Sequence-ality vs. Cause-ality
Of all the challenges the nature and universe gives us, there are some that are so subtle that they become almost imperceptible to our consciousness. There have been some that are very easy to perceive despite the rudimentary nature of our education and experience. The individual, even by himself, is capable of perceiving what we call the “gravitational force”, heat, cold...hardness, softness...etc. as being part of the world inside which we must evolve.
To the question of knowing why the nature feels obliged to present itself to us, we simply do not find an answer if we do not accept the idea that everything that presents itself to us has its importance in our lives. Let’s say it more clearly that the line of our destiny is only made of choices between options that the universe introduced to us. In this notion, there is really a spiritual trap that we find hard to perceive: the existence, in reality, does not present itself to us; it only exposes itself to our way of questioning. The nature we perceive is only the depth of our investigation! It is by coming close to the fire that we understood that it can be hot. To know if the tree that falls alone in the forest with no witness makes a noise, we must first be interested in the question. We can see in this very popular example the depth of our investigation. We can affirm that when a tree falls, there are a lot of things that happen; but we can see that we got interested only on the noise it might make!
We can find a legitimate attitude in our tendency to question existence. It is by questioning that we find answers that, from now on, become included in what we consider our experience or wisdom. But we must also keep an eye on the partial nature of our question. If we remember that the nature only answers our questions, we will understand the partial nature of our experience. The eye simply does not know the smell of a flower, and the nose simply does not know the color of a flower.
If we believe we have understood the problem and that we can identify the trap set to our consciousness, we can now understand that our problem resides in the fact that we have made causality our method of investigation! When we find ourselves believing firmly that an event we are observing is caused by another, we are honestly taking a philosophical and spiritual risk. The reality is that we have observed that these events precede each other. Every time we have observed events that precede each other, we commit an intellectual and spiritual crime by making one the cause of the other. Let’s consider, for example, a spectator observing a drummer; what the spectator observes is the drummer beating his drum. He sees the hands that are vigorously beating the skin of the drum; he also hears a variety of sounds coming from the drum. The spiritual honesty of the observer stops there, even for the drummer, because he can only build his experience on the sequential aspect of the facts. He can observe that by placing his hands on a certain way, by hitting the drum a certain way, a certain sound comes from it. The frequency of this sequence does not make one event the cause of the other.
Every time we make one event the cause of the other, we are taking a gamble; the chance we have of being right is equivalent to the chance a gambler has in hitting the jackpot. This does not happen without spiritual consequences.
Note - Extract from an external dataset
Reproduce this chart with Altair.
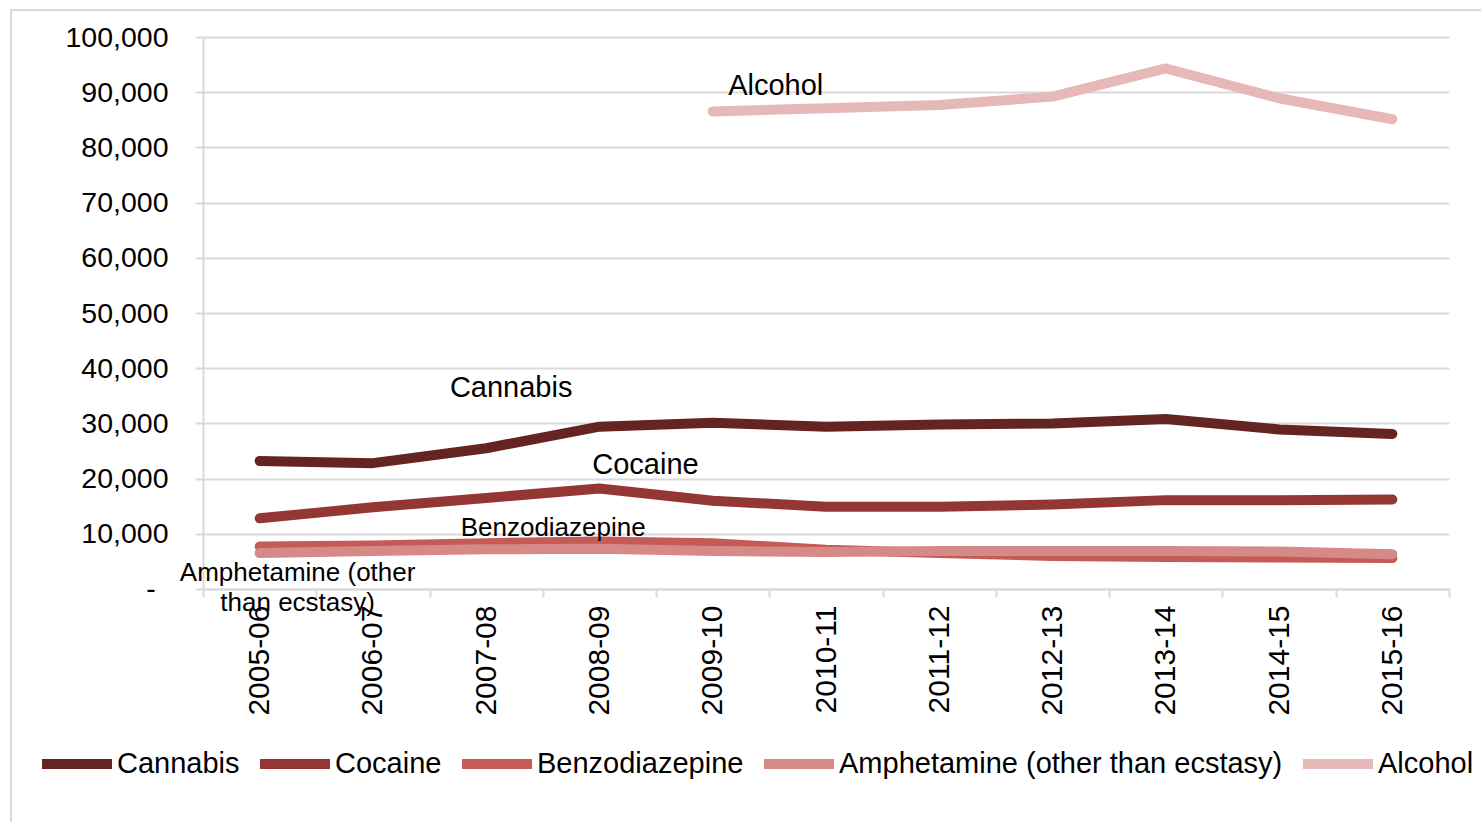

We must understand that, through our attitude towards existence, we became the biggest obstacle to our evolution towards the spiritual purity that is needed to access the Divine purity. The universe has its magic side that intervenes at every aspect of the becoming. If we stop believing that we know the causes of things and events, we are giving ourselves the chance of perceiving the fork of time inside which magic happens in the becoming. We must also recognize that if there is a secret behind a barbaric attitude, it is the assumption that we know the causes. The logical next step is the assumption that by eliminating the cause of an event we will eliminate the event. The barbarian will refuse to recognize that his choice of a cause is purely arbitrary and born of partial answers the nature has brought to his partial questions.
If you are sitting with your friends and you lose something, the first thing you do is wonder who took it. You begin to secretly blame each one of your friends for taking your lost item, and every one of them becomes a suspect. Spiritually, you are the sinner. What you are doing is condemning another person for no real reason other than suspicion. You have made innocent people criminals. The truth is, when we look for a cause of an event or things, we are only dabbling in the world of speculation. Who or what we blame is arbitrary and is a moral or social decision.
Instead of looking at the world from a cause-effect position, putting things or events into a sequence frees the observer from the tyranny of becoming. You protect yourself from being the “bad one”, from judging hastily and condemning innocent people, things or events.